Telkom's network has built-in protection to provide resilience and fibre-optic nodes in close proximity to the proposed sites for the Square Kilometre Array (SKA) in the Northern Cape, September told the International SKA Committee delegates in Cape Town Friday.

The committee is in the country to evaluate South Africa's (SA's) bid to attract the location of the SKA, a US$1 billion new generation telescope, which would be located in either Namaqualand near Nababeep, the Kalahari outside Upington, or Prieska in the Karoo.

"Telkom is willing and committed to participation in the SKA project. Telkom looks forward in assisting in the bidding committee process, especially the identification of suitable remote zones, and the development of methods to establish and maintain radio zones around the SKA sites," September says.

He adds that the project would create "realistic and global" business opportunities for the SA construction, defense, software, communication, electronics and steel industries.

The Department of Science and Technology (DST) and the National Research Foundation (NRF) are at the forefront of government's efforts to bring the telescope to southern Africa.
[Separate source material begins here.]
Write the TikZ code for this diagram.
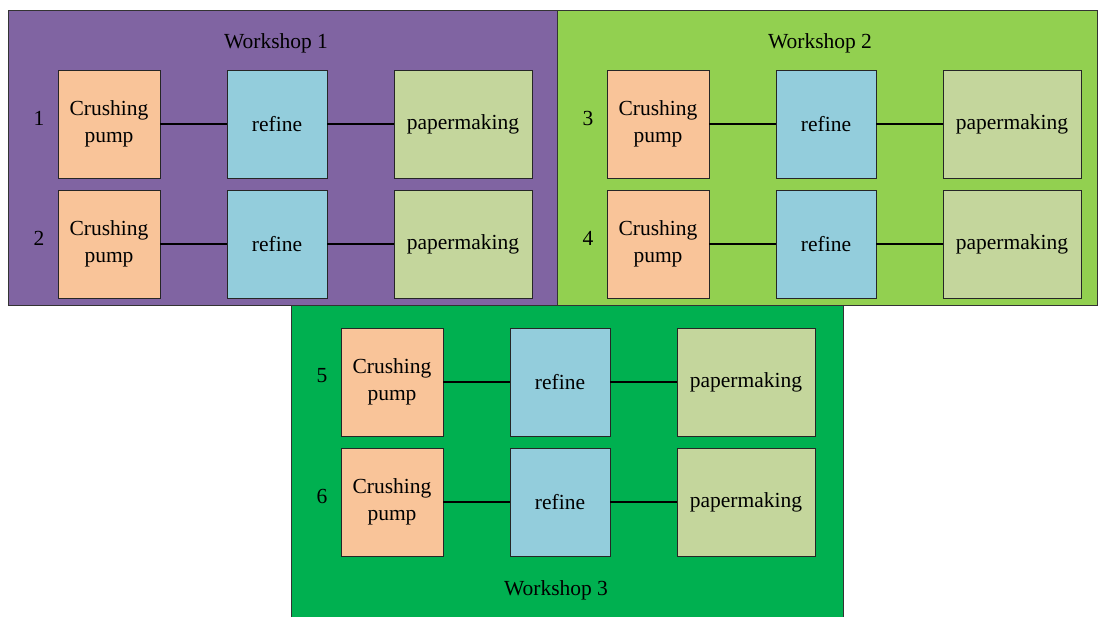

The region is already a hub for the observation of stars, galaxies and the universe, as both the Southern Africa Large Telescope (SALT) in Sutherland, Northern Cape, and the High Energy Stereoscopic System (HESS) in Namibia, give the area an astronomical edge in world terms.

An international consortium, including SA and Namibia, will build the SKA. It will involve advanced capacity building in telecommunications, imaging technology, receiver technology, high-speed computing, antennae engineering, space physics and advanced computation.

September said Telkom was confident that it had the capability to provide suitable telecommunication infrastructure for the SKA project. Telkom's fibre-optic network penetrates much of SA's rural areas, and has an international connectivity capability by means of two undersea fibre-optic cables, namely the SAT3/WASC/SAFE (Afrolique), which connects SA and a number of African countries to Europe via Portugal, and the East via Reunion, Mauritius, India and Malaysia. These cables have the capacity to carry gigabits of data.

September says that Telkom is adopting an evolutionary approach towards a Next Generation Network, which would maximize existing infrastructure investments.

Telkom's 15 Centres of Excellence, in partnership with SA's tertiary education institutions and industry partners, were also focused on research and development in the field of communications, which could be leveraged to support the SKA project.

"Communications is a key element in the growth of the country. As such, Telkom is committed to participate in a meaningful and responsible manner with all parties, to ensure mutual benefit," September concludes.